— Start of GIVEN INFORMATION —

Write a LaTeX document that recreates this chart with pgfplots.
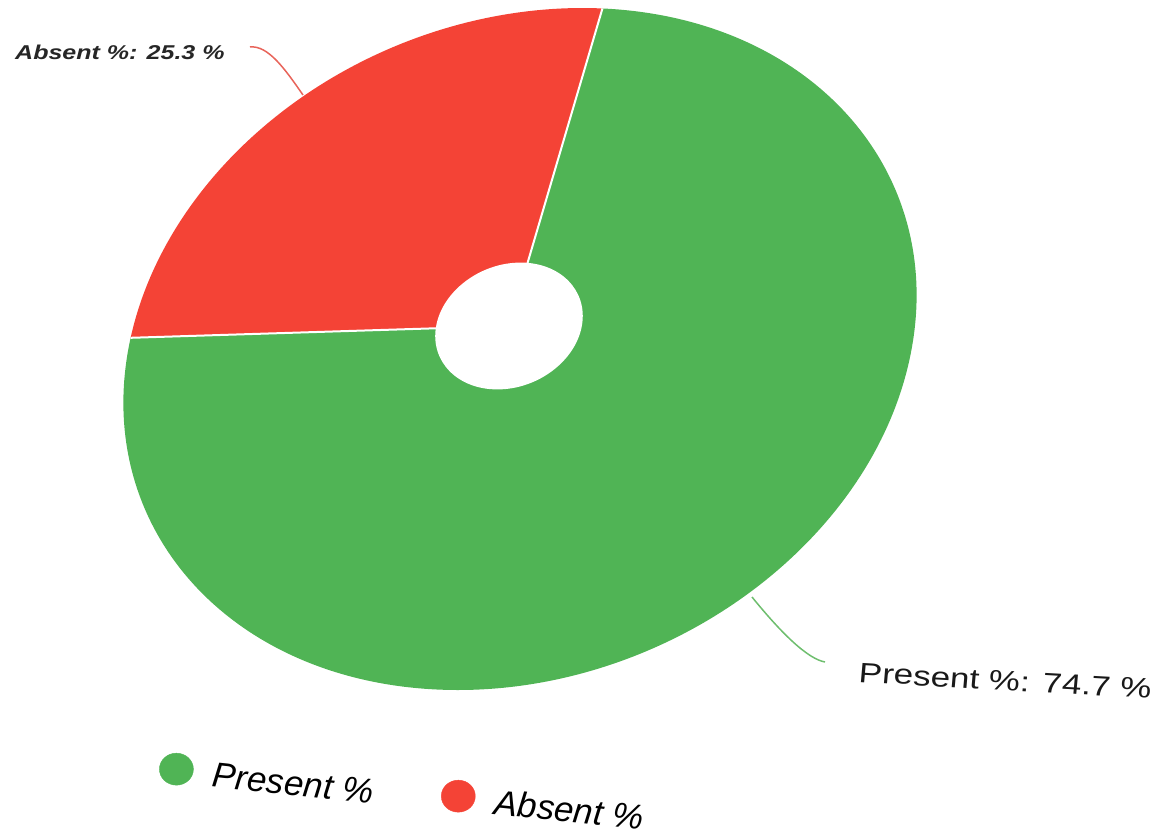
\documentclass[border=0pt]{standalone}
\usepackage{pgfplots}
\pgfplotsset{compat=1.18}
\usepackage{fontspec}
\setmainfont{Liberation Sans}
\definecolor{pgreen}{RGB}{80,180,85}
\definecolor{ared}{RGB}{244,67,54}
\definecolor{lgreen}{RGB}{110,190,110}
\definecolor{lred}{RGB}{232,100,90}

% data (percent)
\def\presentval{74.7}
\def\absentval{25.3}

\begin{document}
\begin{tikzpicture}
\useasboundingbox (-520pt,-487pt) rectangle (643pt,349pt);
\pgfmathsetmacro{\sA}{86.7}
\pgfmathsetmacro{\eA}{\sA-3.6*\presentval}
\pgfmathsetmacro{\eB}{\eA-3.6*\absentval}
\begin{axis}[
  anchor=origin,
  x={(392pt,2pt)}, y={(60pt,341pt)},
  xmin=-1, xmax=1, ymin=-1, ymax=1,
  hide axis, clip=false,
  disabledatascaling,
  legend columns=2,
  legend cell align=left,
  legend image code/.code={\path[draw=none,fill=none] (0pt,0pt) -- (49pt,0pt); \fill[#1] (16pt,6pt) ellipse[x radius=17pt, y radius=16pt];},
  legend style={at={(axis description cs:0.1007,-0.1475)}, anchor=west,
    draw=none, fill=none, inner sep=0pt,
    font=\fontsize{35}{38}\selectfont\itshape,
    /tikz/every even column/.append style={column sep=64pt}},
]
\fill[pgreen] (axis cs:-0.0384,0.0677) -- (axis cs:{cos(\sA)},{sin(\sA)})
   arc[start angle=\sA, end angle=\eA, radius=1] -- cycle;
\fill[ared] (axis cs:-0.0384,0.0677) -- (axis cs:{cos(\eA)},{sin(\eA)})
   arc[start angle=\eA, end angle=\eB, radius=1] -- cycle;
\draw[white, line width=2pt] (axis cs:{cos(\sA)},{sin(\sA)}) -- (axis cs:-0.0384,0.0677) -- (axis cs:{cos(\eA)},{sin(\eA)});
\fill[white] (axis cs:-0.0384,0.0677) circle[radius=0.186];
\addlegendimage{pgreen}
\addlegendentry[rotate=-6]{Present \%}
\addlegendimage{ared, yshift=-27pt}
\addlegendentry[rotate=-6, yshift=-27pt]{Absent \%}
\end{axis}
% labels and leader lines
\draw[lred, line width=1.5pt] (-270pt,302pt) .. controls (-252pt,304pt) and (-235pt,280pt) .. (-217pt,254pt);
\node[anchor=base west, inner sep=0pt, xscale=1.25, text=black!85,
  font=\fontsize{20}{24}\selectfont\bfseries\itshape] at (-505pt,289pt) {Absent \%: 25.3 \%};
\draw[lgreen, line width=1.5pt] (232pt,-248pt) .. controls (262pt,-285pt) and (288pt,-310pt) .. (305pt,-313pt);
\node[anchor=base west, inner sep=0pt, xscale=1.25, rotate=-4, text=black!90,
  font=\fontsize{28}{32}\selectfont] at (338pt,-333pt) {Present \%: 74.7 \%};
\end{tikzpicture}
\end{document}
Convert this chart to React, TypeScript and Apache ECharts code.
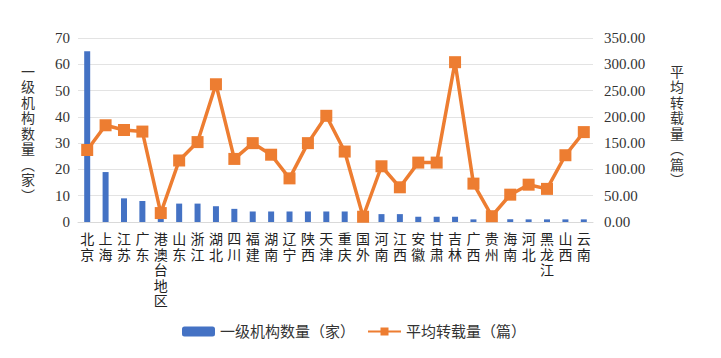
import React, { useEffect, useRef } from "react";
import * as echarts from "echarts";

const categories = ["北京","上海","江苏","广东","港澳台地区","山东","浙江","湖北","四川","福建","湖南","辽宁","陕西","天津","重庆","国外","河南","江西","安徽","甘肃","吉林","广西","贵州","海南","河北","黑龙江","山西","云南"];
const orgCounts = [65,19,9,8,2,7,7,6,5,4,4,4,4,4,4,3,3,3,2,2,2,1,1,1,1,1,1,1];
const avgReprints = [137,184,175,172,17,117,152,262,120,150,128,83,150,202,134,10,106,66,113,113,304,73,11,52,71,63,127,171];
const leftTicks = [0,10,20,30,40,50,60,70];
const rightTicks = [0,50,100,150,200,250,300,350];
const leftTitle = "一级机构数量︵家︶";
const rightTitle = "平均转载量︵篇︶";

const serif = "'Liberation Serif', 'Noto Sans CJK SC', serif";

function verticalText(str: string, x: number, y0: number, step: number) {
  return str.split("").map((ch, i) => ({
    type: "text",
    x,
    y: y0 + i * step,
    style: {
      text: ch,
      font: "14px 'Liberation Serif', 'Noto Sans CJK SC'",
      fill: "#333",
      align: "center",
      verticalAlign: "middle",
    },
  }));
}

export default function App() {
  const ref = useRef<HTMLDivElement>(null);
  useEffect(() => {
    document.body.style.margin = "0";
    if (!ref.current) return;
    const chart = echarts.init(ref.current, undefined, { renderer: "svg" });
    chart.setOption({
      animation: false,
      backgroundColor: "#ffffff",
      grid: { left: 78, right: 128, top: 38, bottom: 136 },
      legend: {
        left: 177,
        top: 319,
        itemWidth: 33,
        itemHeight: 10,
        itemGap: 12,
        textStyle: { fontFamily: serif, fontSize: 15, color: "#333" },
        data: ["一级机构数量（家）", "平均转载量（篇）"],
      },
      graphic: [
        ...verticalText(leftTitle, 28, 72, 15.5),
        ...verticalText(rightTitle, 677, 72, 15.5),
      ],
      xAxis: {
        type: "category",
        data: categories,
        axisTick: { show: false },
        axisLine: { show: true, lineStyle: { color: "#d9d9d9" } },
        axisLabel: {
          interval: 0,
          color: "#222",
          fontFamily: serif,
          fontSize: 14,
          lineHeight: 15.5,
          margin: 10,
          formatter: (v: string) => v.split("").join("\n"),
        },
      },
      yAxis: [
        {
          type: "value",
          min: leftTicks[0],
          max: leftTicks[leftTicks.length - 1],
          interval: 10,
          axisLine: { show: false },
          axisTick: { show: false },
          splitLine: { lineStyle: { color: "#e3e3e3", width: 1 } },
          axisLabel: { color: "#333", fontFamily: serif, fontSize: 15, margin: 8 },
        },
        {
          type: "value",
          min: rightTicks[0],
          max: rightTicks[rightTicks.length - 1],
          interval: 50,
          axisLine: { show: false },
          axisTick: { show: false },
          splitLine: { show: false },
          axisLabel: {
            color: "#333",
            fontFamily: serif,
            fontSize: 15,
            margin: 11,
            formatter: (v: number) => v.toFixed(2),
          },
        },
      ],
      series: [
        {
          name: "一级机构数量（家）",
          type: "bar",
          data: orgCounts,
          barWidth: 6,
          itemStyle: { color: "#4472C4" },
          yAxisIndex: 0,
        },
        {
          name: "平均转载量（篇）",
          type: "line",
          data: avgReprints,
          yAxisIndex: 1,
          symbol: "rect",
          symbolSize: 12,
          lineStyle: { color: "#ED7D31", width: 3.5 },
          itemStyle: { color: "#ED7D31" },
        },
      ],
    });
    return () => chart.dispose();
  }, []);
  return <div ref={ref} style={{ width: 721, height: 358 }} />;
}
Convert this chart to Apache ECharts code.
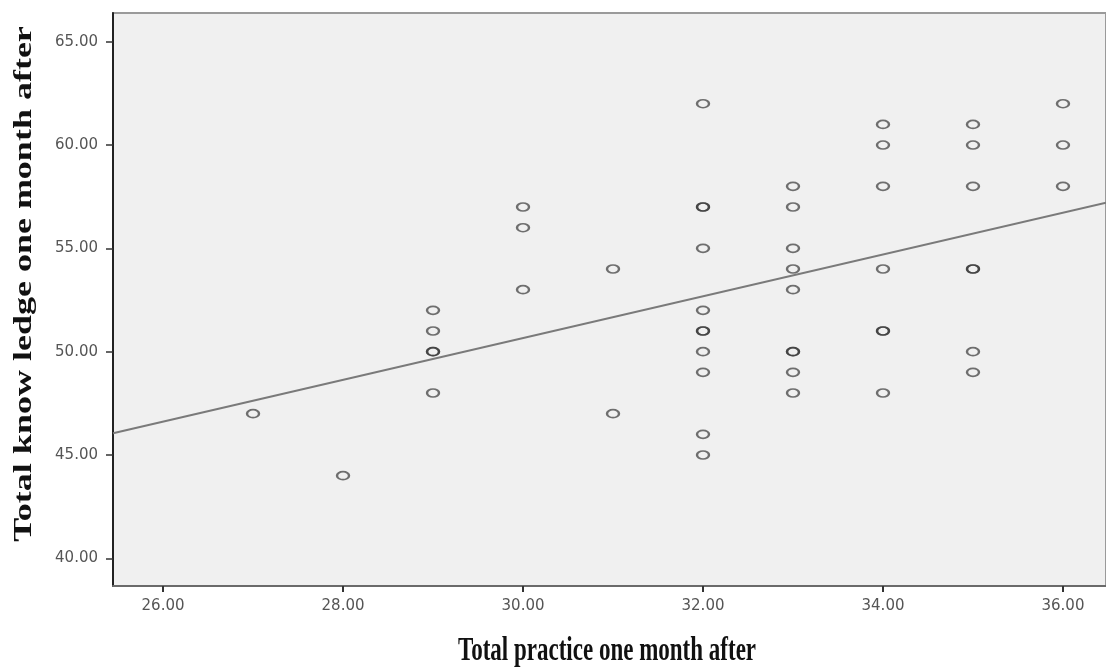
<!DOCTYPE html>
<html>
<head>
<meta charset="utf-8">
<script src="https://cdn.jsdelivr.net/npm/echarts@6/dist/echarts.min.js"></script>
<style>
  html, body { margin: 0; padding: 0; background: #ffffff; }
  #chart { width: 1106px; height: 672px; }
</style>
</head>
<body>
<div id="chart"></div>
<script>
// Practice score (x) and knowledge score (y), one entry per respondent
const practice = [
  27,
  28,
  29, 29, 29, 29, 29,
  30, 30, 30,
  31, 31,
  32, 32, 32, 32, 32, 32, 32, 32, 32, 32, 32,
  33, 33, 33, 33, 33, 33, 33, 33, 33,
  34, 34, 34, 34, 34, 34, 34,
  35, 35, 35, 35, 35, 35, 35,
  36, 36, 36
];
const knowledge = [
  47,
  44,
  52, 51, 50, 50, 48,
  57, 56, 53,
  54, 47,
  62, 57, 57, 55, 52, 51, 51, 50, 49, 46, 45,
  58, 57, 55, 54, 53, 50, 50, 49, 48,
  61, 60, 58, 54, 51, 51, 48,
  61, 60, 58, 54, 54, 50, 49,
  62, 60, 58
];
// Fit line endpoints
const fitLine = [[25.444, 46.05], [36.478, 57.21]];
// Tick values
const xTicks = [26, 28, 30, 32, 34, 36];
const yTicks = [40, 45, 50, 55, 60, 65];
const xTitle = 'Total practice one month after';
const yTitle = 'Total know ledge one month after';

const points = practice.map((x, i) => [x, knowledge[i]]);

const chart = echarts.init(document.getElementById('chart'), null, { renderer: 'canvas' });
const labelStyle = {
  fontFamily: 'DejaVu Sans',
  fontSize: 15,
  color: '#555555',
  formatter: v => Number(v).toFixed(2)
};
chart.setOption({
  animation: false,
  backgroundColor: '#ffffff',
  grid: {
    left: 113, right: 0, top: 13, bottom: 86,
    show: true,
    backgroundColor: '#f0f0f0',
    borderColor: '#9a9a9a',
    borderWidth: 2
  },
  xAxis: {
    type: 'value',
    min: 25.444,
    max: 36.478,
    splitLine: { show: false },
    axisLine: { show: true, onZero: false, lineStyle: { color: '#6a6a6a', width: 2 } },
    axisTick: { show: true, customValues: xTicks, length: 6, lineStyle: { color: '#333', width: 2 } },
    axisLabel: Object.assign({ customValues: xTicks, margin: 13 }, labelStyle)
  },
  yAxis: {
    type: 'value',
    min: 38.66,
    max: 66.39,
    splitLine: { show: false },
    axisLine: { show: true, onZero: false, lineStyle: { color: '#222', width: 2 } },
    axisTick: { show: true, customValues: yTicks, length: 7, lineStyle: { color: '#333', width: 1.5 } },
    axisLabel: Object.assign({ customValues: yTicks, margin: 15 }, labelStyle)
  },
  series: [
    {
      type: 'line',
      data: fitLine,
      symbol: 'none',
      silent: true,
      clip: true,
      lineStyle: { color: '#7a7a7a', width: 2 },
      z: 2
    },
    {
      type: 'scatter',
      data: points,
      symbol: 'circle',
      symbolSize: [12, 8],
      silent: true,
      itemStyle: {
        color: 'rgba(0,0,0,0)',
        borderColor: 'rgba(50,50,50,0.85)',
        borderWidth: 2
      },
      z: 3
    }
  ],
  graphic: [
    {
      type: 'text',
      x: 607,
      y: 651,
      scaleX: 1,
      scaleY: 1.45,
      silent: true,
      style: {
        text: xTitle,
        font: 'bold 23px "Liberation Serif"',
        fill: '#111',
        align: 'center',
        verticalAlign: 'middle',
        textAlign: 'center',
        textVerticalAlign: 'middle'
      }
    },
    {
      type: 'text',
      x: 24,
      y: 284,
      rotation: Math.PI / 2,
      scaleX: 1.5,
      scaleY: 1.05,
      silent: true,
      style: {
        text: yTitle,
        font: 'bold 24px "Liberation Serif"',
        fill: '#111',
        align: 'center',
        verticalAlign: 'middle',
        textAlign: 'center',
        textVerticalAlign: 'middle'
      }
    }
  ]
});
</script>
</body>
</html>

— End of GIVEN INFORMATION —

Above are the records. Print exactly the lines from the one containing "Convert this chart to React, TypeScript" to the one containing "import * as", both included, and nothing else; pictures are excluded.

Convert this chart to React, TypeScript and Apache ECharts code.
import React, { useEffect, useRef } from "react";
import * as echarts from "echarts";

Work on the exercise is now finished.